23 thoughts on “Top 15 NHL Power Forwards”

  1. Thanks for the shout to my very own Shane Doan. I couldn’t agree more with the fact that he has had to be the driving force for the troubled team. Although this year he’s got some help with the excellent trades that were made. Go Yotes.

  2. This is a list of the current best nhl power forwards in the league, not the greatest of all-time. Now that I’ve cleared that out of the way, Tkachuk definitely was one of the best in his prime but he’s getting to that point in his career where it’ll be time to call it quits soon.

  3. What about Keith Tkachuk? He was off to a tremendous start this year and led his team to the playoffs last season. The guy just keeps playing at a level of skill and intensity that most players dream of. Shanahan was a pretty good combo of pugilism and scoring prowess, and of course the legendary Gary Roberts. To me only Lecavalier and your top 5 are worth mentioning with the legendary PF I have referenced.

  4. If guys like Nash and Thornton are on this list, neither of whom are know for their physical play or fisticuffs, then Malkin should be on the list. The big Russian has now proven he can dominate in the regular and post-season and his size + skill combination is a big factor in that equation. If you were to base this on the classic definition of a power forward (i.e. Messier, Neely, Iginla, Bertuzzi), then Getzlaf and Richards are the two nearest their peak at the moment. It will be interesting to see if Lucic can deliver on the hype and the big contract but he has shown the ability to deliver in the clutch.

  5. Read the criteria: guys that score, hit and fight. Backes does all three which is why he’s ahead of those guys. Nash, Ovie and Staal don’t fight and Kovalchuk doesn’t either. A power forward is someone who can score and play physical hockey. This list would be too easy just to go by stats and power forwards are meant to do more than just put up points.

  6. A list of power forwards that puts Backes above Nash, Ovi and Staal says someone doesn’t know their hockey very well. Leaving off Kovulchuk and inserting Morrow or others is jus absurd. You seem to understand both power and forward but not the combination. I won’t however argue with Iginlas placement.

  7. My personal favorites were the aforementioned no-show in the Cup finals game 6-7, the disappearing act vs. Anaheim the next playoffs (one shot in each game, 0 points) and last year’s -5 in the last two games vs. Chicago, also pointless. Yep, that’s our generation’s Messier right there…always carrying the team when it counts.

  8. “Iginla is always ready and you’ll rarely see him take a night off”

    I’ve seen him take plenty off when the team needs a win the most (See Game 6-7 of the 2004 Cup Final). Of course, its never his fault and all.

  9. Who’s in love with him? I’m merely pointing out that he’s a great competitor that can do anything for his team effectively.
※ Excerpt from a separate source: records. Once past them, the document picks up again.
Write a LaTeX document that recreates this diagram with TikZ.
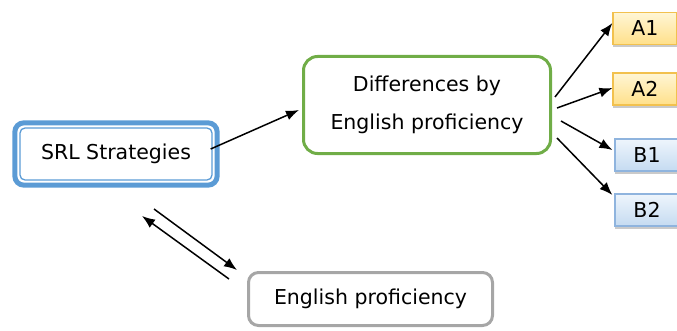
\documentclass[tikz,border=0pt]{standalone}
\usepackage{fontspec}
\setmainfont{DejaVu Sans}
\usetikzlibrary{arrows.meta,shadows}
\definecolor{srlblue}{HTML}{5B9BD5}
\definecolor{diffgreen}{HTML}{70AD47}
\definecolor{epgray}{HTML}{A6A6A6}
\definecolor{ytop}{HTML}{FFF6D5}
\definecolor{ybot}{HTML}{FFE08A}
\definecolor{yline}{HTML}{F2C14E}
\definecolor{btop}{HTML}{EEF5FC}
\definecolor{bbot}{HTML}{C5DBF1}
\definecolor{bline}{HTML}{8FB4DE}
\tikzset{
  x=1pt,y=1pt,
  txt/.style={font=\fontsize{20.5}{38}\selectfont, text=black, align=center, inner sep=0pt},
  lvl/.style={txt, minimum width=64, minimum height=32, line width=1.2,
    drop shadow={shadow xshift=0pt, shadow yshift=-2.5pt, fill=black!35, opacity=0.6}},
  lvlA/.style={lvl, draw=yline, top color=ytop, bottom color=ybot},
  lvlB/.style={lvl, draw=bline, top color=btop, bottom color=bbot},
  arr/.style={-{Latex[length=13pt,width=10pt]}, line width=1.5, black},
}
\begin{document}
\begin{tikzpicture}
\useasboundingbox (0,0) rectangle (677,330);
% SRL Strategies
\node[txt, draw=srlblue, line width=1.3, rounded corners=5, minimum width=192, minimum height=52] (srl) at (116,176) {SRL Strategies};
\draw[srlblue, line width=5, rounded corners=9] ([shift={(-4.5,4.5)}]srl.north west) rectangle ([shift={(4.5,-4.5)}]srl.south east);
% Differences
\node[txt, draw=diffgreen, line width=3, rounded corners=14, minimum width=247, minimum height=97] (diff) at (427,225) {Differences by\\English proficiency};
% English proficiency
\node[txt, draw=epgray, line width=3, rounded corners=10, minimum width=244, minimum height=53] (ep) at (370.5,31) {English proficiency};
% Levels
\node[lvlA] (a1) at (645,301.5) {A1};
\node[lvlA] (a2) at (645,241) {A2};
\node[lvlB] (b1) at (647,175) {B1};
\node[lvlB] (b2) at (647,120) {B2};
% Arrows
\draw[arr] ([shift={(-2,5)}]srl.east) -- ([shift={(-3,-5)}]diff.west);
\draw[arr] ([shift={(3,8)}]diff.east) -- ([shift={(0,5.5)}]a1.west);
\draw[arr] ([shift={(5,-3)}]diff.east) -- ([shift={(0,1)}]a2.west);
\draw[arr] ([shift={(9,-16)}]diff.east) -- ([shift={(-2,5)}]b1.west);
\draw[arr] ([shift={(5,-33)}]diff.east) -- ([shift={(-2,15)}]b2.west);
\coordinate (u1) at (229,51);
\coordinate (u2) at (142,114);
\coordinate (d1) at (154,121);
\coordinate (d2) at (237,60);
\draw[arr] (u1) -- (u2);
\draw[arr] (d1) -- (d2);
\end{tikzpicture}
\end{document}
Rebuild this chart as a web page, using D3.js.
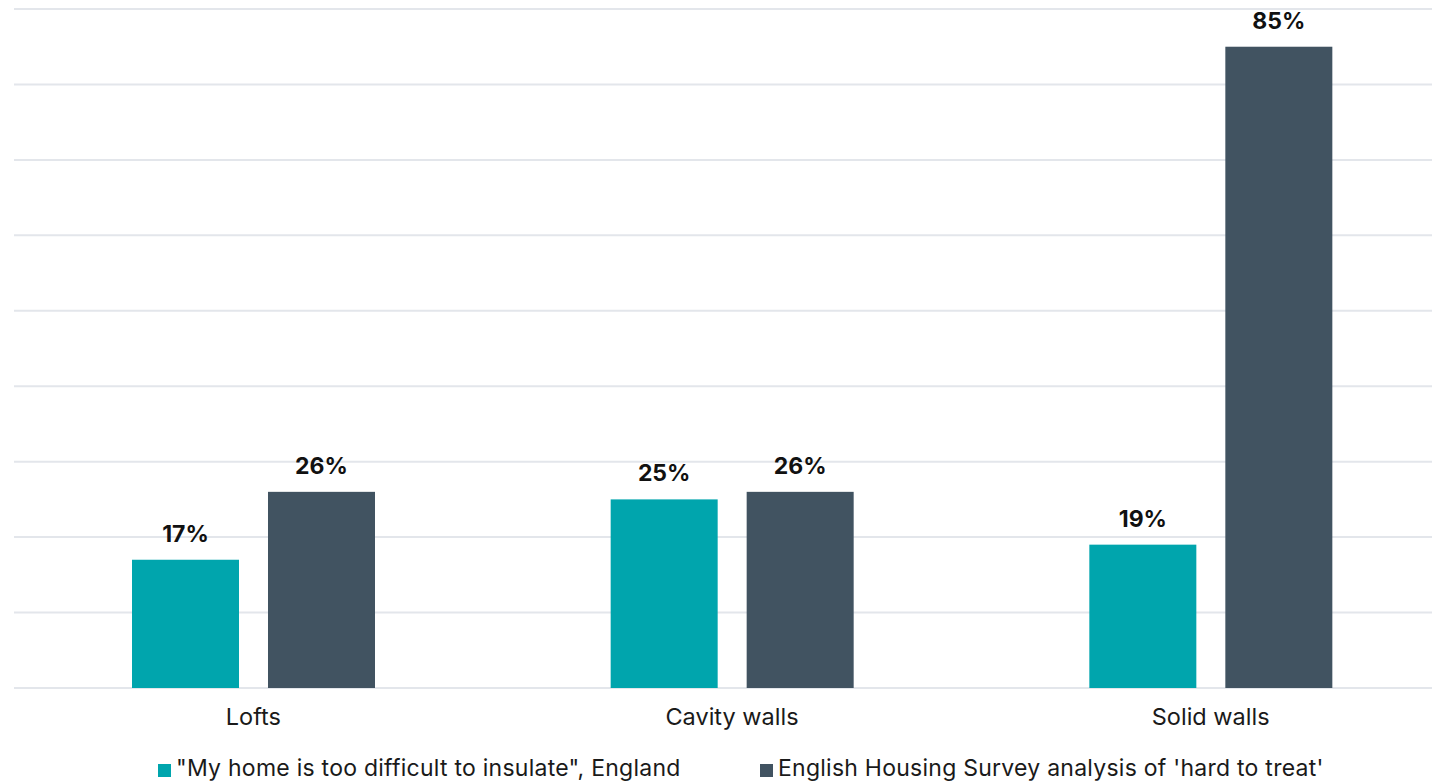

No stanley cup win doesn’t change any of that.

  10. “Having reached the Stanley Cup Finals, Iginla knows what it takes to win in the postseason. When envisioning the phrase blood, sweat and tears, it’s Calgary’s rugged winger fighting for the logo on the front.

    Partnered with less skilled forwards in the past, that problem is history thanks to Olli Jokinen’s arrival. Iginla is always ready and you’ll rarely see him take a night off.”

    LOLOLOLOLOLOLOLOLOL. I swear, Canada’s obsession with this guy knows no end. He knows what it takes to win in the postseason, eh? Did they win the Cup that year? Have they done anything since that run? NOPE. Mr. “I dreamed I held the Cup before Game 6” vanished from the 2004 finals with nary a shot after the OT win in Game 5. The only memorable thing he’s done in the postseason since was take part in that disgusting scrum vs. the Wings a couple years back. I forgot, in Western Canada they call that “leadership”.

    Check his stats in seventh or series deciding games. His stats are atrocious. The continued love affair with this guy is absolutely pathetic.